(Business Lounge – Business Today) – Setelah kekisruhan antara Jepang dan Cina memanas selama berbulan-bulan tanpa adanya dialog yang berarti, kedua negara kini bertekad memperbaiki hubungan diplomasinya. Mereka tengah mencari cara untuk menghindari konflik yang lebih besar akibat sengketa wilayah, meski belum mengetahui solusi yang tepat.
Kepala juru bicara pemerintah Jepang mengumumkan, pada Senin, wakil menteri luar negerinya, Akitaka Saiki, telah pergi ke Beijing untuk menghadiri perundingan dua hari. Saiki akan “bertukar opini terkait sejumlah masalah” dengan pemerintah Cina. Ini pertama kalinya seorang pejabat tinggi kementerian luar negeri Jepang bertemu dengan rekan diplomatnya di Cina sejak Oktober. Ini juga perundingan pertama bagi kedua negara di bawah kepemimpinan presiden baru mereka, yang cenderung memiliki nasionalisme garis keras.
“[Lawatan] ini signifikan sebagai bukti nyata keinginan mereka mencoba berdialog,” ujar Sheila Smith, pengamat Jepang di Dewan Hubungan Asing di Washington, yang baru-baru ini mengunjungi Jepang dan Cina. “Mereka memulai proses diskusi diplomasi resmi yang dapat menjadi fondasi bagi kedua pemimpin untuk berunding soal rekonsiliasi.”
Namun Smith menambahkan, “keduanya masih memasuki tahap dasar.” Ia juga mencatat “adanya keterbatasan ruang gerak politik di kedua pihak” menyangkut sengketa wilayah terkait sekumpulan pulau tak berpenghuni di Laut Cina Timur. Kepulauan bernama Senkaku itu dikuasai Jepang, meski juga diklaim oleh Cina yang menamakannya Diaoyu.
Musim gugur tahun lalu, perundingan diplomasi antara kedua negara gagal setelah pemerintah Jepang membeli pulau-pulau itu dari pemilik lahan swasta.
Hubungan keduanya kian renggang menyusul terpilihnya Shinzo Abe menjadi perdana menteri Jepang pada Desember.

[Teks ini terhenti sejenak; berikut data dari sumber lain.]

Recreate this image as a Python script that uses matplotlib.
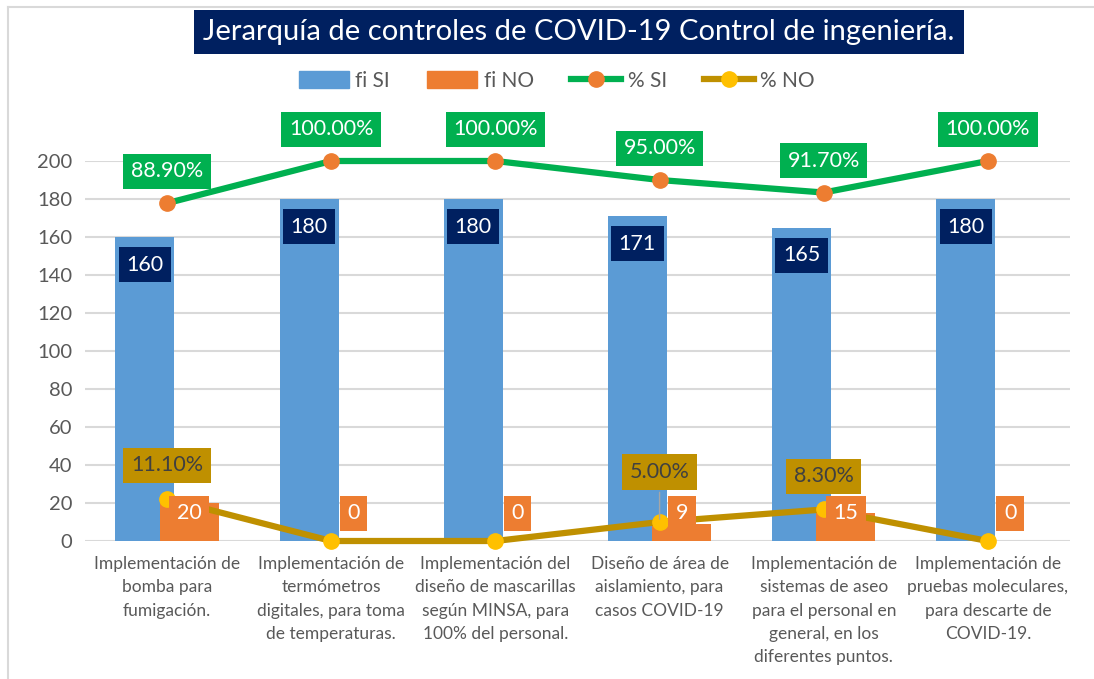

Sebelum kampanye, ia berjanji akan bersikap keras terhadap Cina. Dalam kampanye sebelum pemilu parlemen 21 Juli kemarin, tidak seperti biasa Abe mampir ke wilayah sengketa dan mengatakan: “Kami sama sekali tidak akan mundur, tidak satu inci pun.” Presiden Cina Xi Jinping, yang baru menjabat sejak Maret, juga memiliki tekad serupa guna mempertahankan klaim Cina di Diaoyu.
Namun sejak partai Abe menang telak dalam pemilu parlemen, kedua pihak tak lagi melontarkan retorika yang bernada menantang. Usai pemilu, Abe berjanji untuk fokus pada kebijakan ekonomi, sebuah langkah yang dipuji kantor berita resmi Cina, Xinhua. “Dibandingkan dengan komentar nasionalis Abe, yang tidak hanya membuat marah negara tetangga Jepang namun juga mengkhawatirkan dunia, fokusnya kini pada ekonomi Jepang adalah kebijakan yang masuk akal,” ujar Xinhua dalam tajuk rencana 23 Juli.
Pada Senin, Abe mengatakan ia berharap “untuk mendorong dialog terbuka tanpa syarat antara kementerian luar negeri dan pemimpin” kedua negara.
Kunjungan Saiki ke Beijing minggu ini dilaporkan oleh media Cina tanpa komentar apapun. Kementerian luar negeri juga tidak merilis pernyataan satupun. Sebelumnya, sejumlah utusan Abe yang posisinya tidak begitu tinggi juga dikabarkan pernah berkunjung ke Beijing.
“Kunjungan ini merupakan upaya untuk membuka jalan bagi perdana menteri atau menteri luar negeri Jepang agar bertemu dengan pemimpin Cina,” ujar Liu Jiangyong, wakil dekan di Institute of Modern International Relations, Universitas Tsinghua, Cina.
Dalam sebuah wawancara telepon, Senin, Liu mengatakan perundingan ini tidak akan sukses kecuali kedua pihak membahas soal kedaulatan Senkaku. “Saya pikir Cina dan Jepang perlu merundingkan kedaulatan Pulau Diaoyu dan bukti sejarah yang dimiliki kedua negara,” ujarnya.